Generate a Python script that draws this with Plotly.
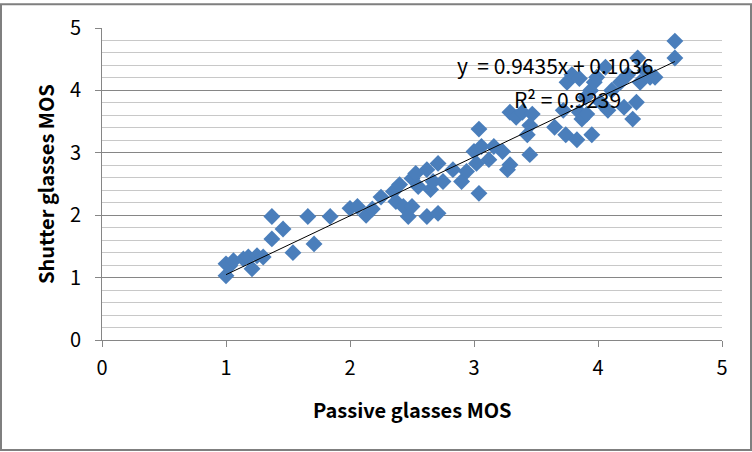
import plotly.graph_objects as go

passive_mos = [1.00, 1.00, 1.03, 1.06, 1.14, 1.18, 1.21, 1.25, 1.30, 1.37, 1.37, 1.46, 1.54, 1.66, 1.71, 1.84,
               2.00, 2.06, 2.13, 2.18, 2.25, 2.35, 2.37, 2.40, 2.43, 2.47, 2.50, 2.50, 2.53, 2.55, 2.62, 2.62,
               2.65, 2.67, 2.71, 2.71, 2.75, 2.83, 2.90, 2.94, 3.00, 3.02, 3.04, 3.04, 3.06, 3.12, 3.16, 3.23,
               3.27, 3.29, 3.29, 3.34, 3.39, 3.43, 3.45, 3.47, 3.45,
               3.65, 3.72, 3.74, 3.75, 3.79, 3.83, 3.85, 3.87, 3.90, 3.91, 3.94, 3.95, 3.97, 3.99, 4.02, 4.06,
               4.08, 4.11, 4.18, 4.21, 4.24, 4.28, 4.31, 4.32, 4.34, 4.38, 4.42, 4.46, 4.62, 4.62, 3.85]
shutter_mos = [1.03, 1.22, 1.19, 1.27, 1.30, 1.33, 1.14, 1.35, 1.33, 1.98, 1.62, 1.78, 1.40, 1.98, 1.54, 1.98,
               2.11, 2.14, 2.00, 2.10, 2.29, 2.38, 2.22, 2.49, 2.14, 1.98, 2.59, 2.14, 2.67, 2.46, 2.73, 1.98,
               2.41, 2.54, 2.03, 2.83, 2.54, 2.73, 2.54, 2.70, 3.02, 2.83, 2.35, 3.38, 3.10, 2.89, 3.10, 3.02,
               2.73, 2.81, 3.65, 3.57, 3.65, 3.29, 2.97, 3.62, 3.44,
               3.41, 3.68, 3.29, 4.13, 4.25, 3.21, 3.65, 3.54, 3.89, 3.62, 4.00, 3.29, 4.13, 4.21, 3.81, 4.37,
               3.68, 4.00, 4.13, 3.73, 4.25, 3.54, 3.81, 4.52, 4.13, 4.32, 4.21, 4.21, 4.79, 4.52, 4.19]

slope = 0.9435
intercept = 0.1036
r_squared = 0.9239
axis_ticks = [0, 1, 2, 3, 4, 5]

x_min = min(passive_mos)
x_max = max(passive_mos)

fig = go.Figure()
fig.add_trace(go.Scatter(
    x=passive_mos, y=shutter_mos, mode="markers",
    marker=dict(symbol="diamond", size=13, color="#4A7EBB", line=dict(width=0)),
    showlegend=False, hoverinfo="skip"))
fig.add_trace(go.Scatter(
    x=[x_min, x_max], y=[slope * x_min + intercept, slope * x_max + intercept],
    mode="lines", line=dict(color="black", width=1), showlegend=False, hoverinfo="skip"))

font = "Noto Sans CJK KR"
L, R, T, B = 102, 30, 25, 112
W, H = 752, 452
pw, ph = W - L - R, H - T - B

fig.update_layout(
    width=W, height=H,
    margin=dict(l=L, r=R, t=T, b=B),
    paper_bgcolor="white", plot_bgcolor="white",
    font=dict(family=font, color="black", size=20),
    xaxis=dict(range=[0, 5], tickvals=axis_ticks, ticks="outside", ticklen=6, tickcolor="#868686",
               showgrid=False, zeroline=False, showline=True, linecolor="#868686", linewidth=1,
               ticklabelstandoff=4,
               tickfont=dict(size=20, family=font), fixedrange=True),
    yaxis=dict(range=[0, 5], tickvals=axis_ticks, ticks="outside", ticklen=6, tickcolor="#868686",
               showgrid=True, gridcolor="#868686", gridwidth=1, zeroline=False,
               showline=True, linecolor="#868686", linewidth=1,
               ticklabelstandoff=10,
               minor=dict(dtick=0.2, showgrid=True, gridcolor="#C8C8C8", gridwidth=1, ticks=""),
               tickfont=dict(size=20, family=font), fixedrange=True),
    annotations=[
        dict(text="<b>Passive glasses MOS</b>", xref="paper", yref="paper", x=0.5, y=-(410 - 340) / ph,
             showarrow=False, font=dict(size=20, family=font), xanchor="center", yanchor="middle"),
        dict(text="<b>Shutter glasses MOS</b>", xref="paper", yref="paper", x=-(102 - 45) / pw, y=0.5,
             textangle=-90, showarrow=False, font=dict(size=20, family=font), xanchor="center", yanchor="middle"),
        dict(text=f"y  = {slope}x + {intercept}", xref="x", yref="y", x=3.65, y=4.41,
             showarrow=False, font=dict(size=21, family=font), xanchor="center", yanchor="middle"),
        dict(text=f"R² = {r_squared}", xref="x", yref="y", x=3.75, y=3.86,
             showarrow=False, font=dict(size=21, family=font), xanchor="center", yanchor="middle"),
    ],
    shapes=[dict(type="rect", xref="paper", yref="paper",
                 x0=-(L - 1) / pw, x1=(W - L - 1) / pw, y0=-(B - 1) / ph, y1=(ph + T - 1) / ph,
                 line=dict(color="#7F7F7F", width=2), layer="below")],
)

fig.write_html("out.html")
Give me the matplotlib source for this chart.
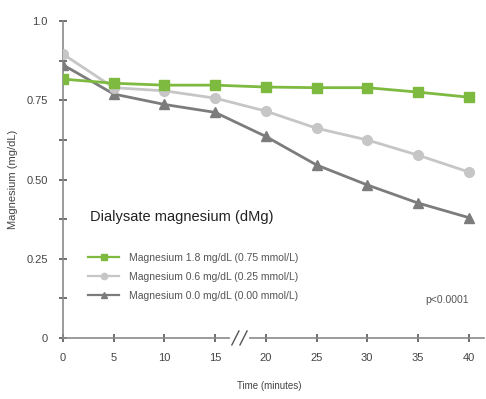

_ _ _ _

● WHAT YOU ARE ASKED TO DO
Restate exactly, please, only the lines between the start of the data and the line containing "import plotly.graph_objects as go", both ends included, skipping the pictures.

● OUTPUT OF THE TASK
Generate a Python script that draws this with Plotly.
import plotly.graph_objects as go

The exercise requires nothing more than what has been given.